John Michael McDonagh, scénariste et réalisateur de L’Irlandais, a pour frère Martin McDonagh à qui on doit Bons baisers de Bruges. Ce détail biographique et la présence commune d’un comédien — Brendan Gleeson — en grande forme ne sont que les plus évidentes des connexions entre ces deux comédies policières somme toute pas antipathiques et que certains critiques placent déjà sur le même piédestal. Il est vraisemblable que l’un des deux frères s’est inspiré de l’autre pour imaginer sa comédie policière sarcastique et décidée à déjouer certains clichés.

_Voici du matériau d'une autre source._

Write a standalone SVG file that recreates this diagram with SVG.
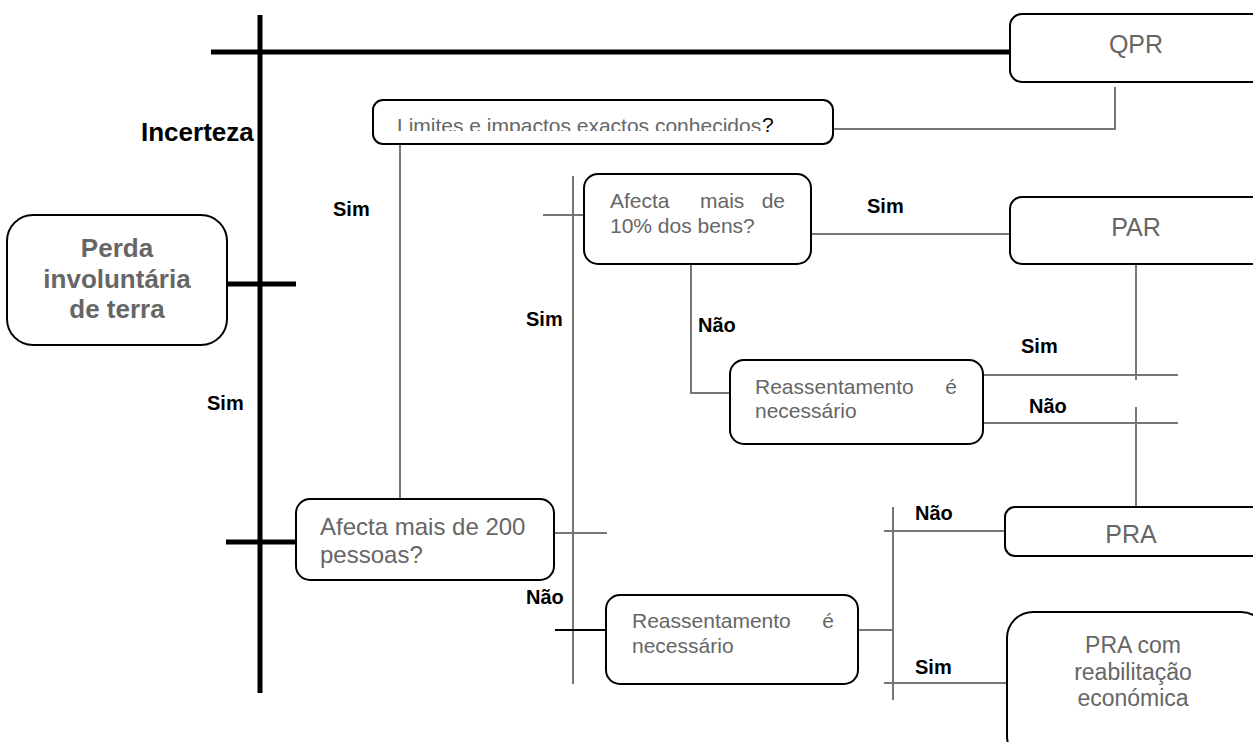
<svg xmlns="http://www.w3.org/2000/svg" width="1253" height="742" viewBox="0 0 1253 742">
<style>
.box{fill:#fff;stroke:#000;stroke-width:2}
.t{font-family:"Liberation Sans",Arial,sans-serif;fill:#666}
.lbl{font-family:"Liberation Sans",Arial,sans-serif;font-weight:bold;font-size:20px;fill:#000}
.thick{stroke:#000;stroke-width:5;fill:none}
.thin{stroke:#777;stroke-width:2;fill:none}
</style>
<defs>
<clipPath id="clipLim"><rect x="373" y="100" width="460" height="31"/></clipPath>
</defs>
<rect width="1253" height="742" fill="#fff"/>
<g id="connectors">
<line class="thick" x1="260" y1="15" x2="260" y2="693"/>
<line class="thick" x1="211" y1="52" x2="1010" y2="52"/>
<line class="thick" x1="227" y1="284" x2="296" y2="284"/>
<line class="thick" x1="226" y1="542" x2="296" y2="542"/>
<polyline class="thin" points="1115,87 1115,129 833,129"/>
<line class="thin" x1="400" y1="144" x2="400" y2="498"/>
<line class="thin" x1="573" y1="176" x2="573" y2="684"/>
<line class="thin" x1="543" y1="215" x2="584" y2="215"/>
<line class="thin" x1="554" y1="533" x2="607" y2="533"/>
<line class="thin" x1="811" y1="234" x2="1010" y2="234"/>
<polyline class="thin" points="691,264 691,393 730,393"/>
<line class="thin" x1="1136" y1="264" x2="1136" y2="380"/>
<line class="thin" x1="1136" y1="407" x2="1136" y2="507"/>
<line class="thin" x1="983" y1="375" x2="1178" y2="375"/>
<line class="thin" x1="983" y1="423" x2="1178" y2="423"/>
<line stroke="#000" stroke-width="2" x1="555" y1="630" x2="606" y2="630"/>
<line class="thin" x1="858" y1="630" x2="893" y2="630"/>
<line class="thin" x1="893" y1="507" x2="893" y2="700"/>
<line class="thin" x1="884" y1="531" x2="1005" y2="531"/>
<line class="thin" x1="884" y1="683" x2="1007" y2="683"/>
</g>
<g id="labels">
<text class="lbl" x="141" y="141" style="font-size:26px">Incerteza</text>
<text class="lbl" x="333" y="216">Sim</text>
<text class="lbl" x="207" y="410">Sim</text>
<text class="lbl" x="526" y="326">Sim</text>
<text class="lbl" x="698" y="332">Não</text>
<text class="lbl" x="867" y="213">Sim</text>
<text class="lbl" x="1021" y="353">Sim</text>
<text class="lbl" x="1029" y="413">Não</text>
<text class="lbl" x="526" y="604">Não</text>
<text class="lbl" x="915" y="520">Não</text>
<text class="lbl" x="915" y="674">Sim</text>
</g>
<g id="qpr">
<rect class="box" x="1010" y="14" width="260" height="68" rx="12"/>
<text class="t" x="1136" y="53" font-size="25" text-anchor="middle">QPR</text>
</g>
<g id="limites">
<rect class="box" x="373" y="100" width="460" height="44" rx="10"/>
<text class="t" x="397" y="133" font-size="21" clip-path="url(#clipLim)">Limites e impactos exactos conhecidos</text>
<text x="762" y="132" font-size="21" fill="#000" font-family="Liberation Sans, Arial, sans-serif">?</text>
</g>
<g id="perda">
<rect class="box" x="7" y="215" width="220" height="130" rx="26"/>
<text class="t" font-size="26" font-weight="bold" text-anchor="middle"><tspan x="117" y="257">Perda</tspan><tspan x="117" y="288">involuntária</tspan><tspan x="117" y="318">de terra</tspan></text>
</g>
<g id="afecta200">
<rect class="box" x="296" y="499" width="258" height="81" rx="14"/>
<text class="t" font-size="24"><tspan x="320" y="535">Afecta mais de 200</tspan><tspan x="320" y="563">pessoas?</tspan></text>
</g>
<g id="afecta10">
<rect class="box" x="584" y="174" width="227" height="90" rx="14"/>
<text class="t" font-size="21"><tspan x="610" y="208">Afecta</tspan><tspan x="700" y="208">mais</tspan><tspan x="785" y="208" text-anchor="end">de</tspan><tspan x="610" y="233">10% dos bens?</tspan></text>
</g>
<g id="par">
<rect class="box" x="1010" y="197" width="260" height="67" rx="12"/>
<text class="t" x="1136" y="236" font-size="25" text-anchor="middle">PAR</text>
</g>
<g id="reass1">
<rect class="box" x="730" y="360" width="253" height="84" rx="14"/>
<text class="t" font-size="21"><tspan x="755" y="394">Reassentamento</tspan><tspan x="957" y="394" text-anchor="end">é</tspan><tspan x="755" y="418">necessário</tspan></text>
</g>
<g id="reass2">
<rect class="box" x="606" y="595" width="252" height="89" rx="14"/>
<text class="t" font-size="21"><tspan x="632" y="628">Reassentamento</tspan><tspan x="834" y="628" text-anchor="end">é</tspan><tspan x="632" y="653">necessário</tspan></text>
</g>
<g id="pra">
<rect class="box" x="1005" y="507" width="260" height="49" rx="10"/>
<text class="t" x="1131" y="543" font-size="25" text-anchor="middle">PRA</text>
</g>
<g id="pracom">
<rect class="box" x="1007" y="612" width="260" height="150" rx="26"/>
<text class="t" font-size="23" text-anchor="middle"><tspan x="1133" y="653">PRA com</tspan><tspan x="1133" y="680">reabilitação</tspan><tspan x="1133" y="706">económica</tspan></text>
</g>
</svg>
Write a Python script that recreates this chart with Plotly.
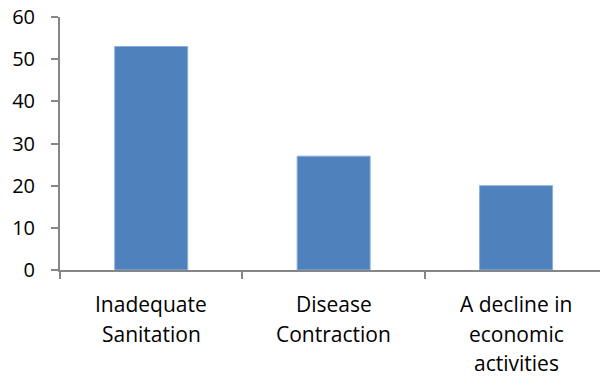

Ce que probablement ni l’un et l’autre n’ont calculé, c’est la parenté de leurs deux films par un certain aspect qui les travaille : un rapport pas si net à l’ailleurs, à l’étranger, à l’altérité. Dans Bons baisers de Bruges, deux tueurs à gages londoniens — Brendan Gleeson et Colin Farrell — se voient exilés dans la pittoresque cité flamande chargée d’histoire, parmi ses excentriques habitants, et seront in fine sauvés d’un destin funeste par une confusion plus que douteuse entre un nain et un enfant. Le côté « léger » de cette comédie noire se base essentiellement sur un étalage d’originalité certifiée authentique : l’auteur se pose en touriste cultivé qui s’est bien documenté sur Bruges, mais qui se la re-projette en un fantasme où faire évoluer des figurines à l’originalité luttant pour dépasser l’artificiel, pour entretenir une étiquette « décalé » assez tape-à‑l’œil.
L’Amérique à la maison
Dans L’Irlandais, Gleeson est seul — ou presque, les personnages de ses deux partenaires successifs ne se définissant que par rapport au sien — et reste sur ses terres, en l’occurrence le comté de Galway en Irlande. Le film lui offre à camper, dans un uniforme d’agent de police local, l’archétype du flic individualiste et peu orthodoxe s’arrangeant largement avec la loi qu’il est censé faire respecter, ne crachant pas sur les substances illicites et les prostituées. Ce spécimen-là cache cependant bien son jeu, abritant sous son attitude d’autochtone épais et bas du front une réelle intuition du monde, plus ou moins manifeste suivant les circonstances et le taux d’alcoolémie. Le film fonctionne le mieux tant qu’il reste dans le strict sillage de ce personnage intrigant, porté par un interprète idéal. C’est quand il prend le risque de le confronter à un univers un peu plus vaste qu’il se fragilise, montrant des coutures soudain encombrantes, faites d’un alignement de clins d’œil culturels aussi m’as-tu-vu que la visite touristique de Bruges, un peu trop désireux de montrer qu’on peut être un Irlandais du fin fond de la cambrousse et ouvert au monde. Que le rustaud déclare avoir fait une honorable participation à des jeux olympiques (date, lieu et discipline cités, évidemment), pourquoi pas ? D’autant plus que l’hypothèse offre le prétexte à une intéressante conclusion en forme d’interrogation sur la vérité de ce personnage hors normes. Mais quand un gamin de dix ans précoce dans la consommation de drogues cite l’assassinat d’Abraham Lincoln, on se dit que le scénariste en rajoute un peu beaucoup pour faire distinguer son petit monde.
L’Irlandais s’applique à confronter certains lieux communs régionaux à une culture plus globale, mais fait vite sentir son envie de s’accaparer cette dernière, à quel point il préférerait être ailleurs — voire être le film qu’il n’est pas. Ainsi, le scénario fait débarquer dans la lande une équipe du FBI à la recherche de trafiquants de drogue, prétexte à amener un peu de Hollywood dans la verte vallée, ainsi qu’à des joutes verbales et comportementales entre le Celte granitique et l’Américain collet monté joué par Don Cheadle. Et de plus belle, ce semis de petites références culturelles, où l’Irlandais semble vouloir racheter sa rugosité par les connaissances qu’il étale et recueille de l’autre. Mais le pire handicap du film est que ces envies d’ailleurs, d’étranger — d’Amérique, surtout — clamées dans les dialogues échouent à motiver une mise en scène très sage et auto-restreinte, si occupée à jouer d’un certain statisme pour cultiver une ambiance décalée au diapason de ses personnages qu’elle en oublie de travailler son sujet dès qu’elle en a l’occasion, mollassonne même lorsqu’un affrontement final vise à pasticher le western (mimique à laquelle préparait, depuis le début, la musique « tex-mex » signée Calexico). De leur rapport à l’étranger, les frères McDonagh parlent et friment beaucoup, mais dès qu’il s’agit de concrétiser, cela retombe un peu dans leurs limites — quoique un peu à l’ouest.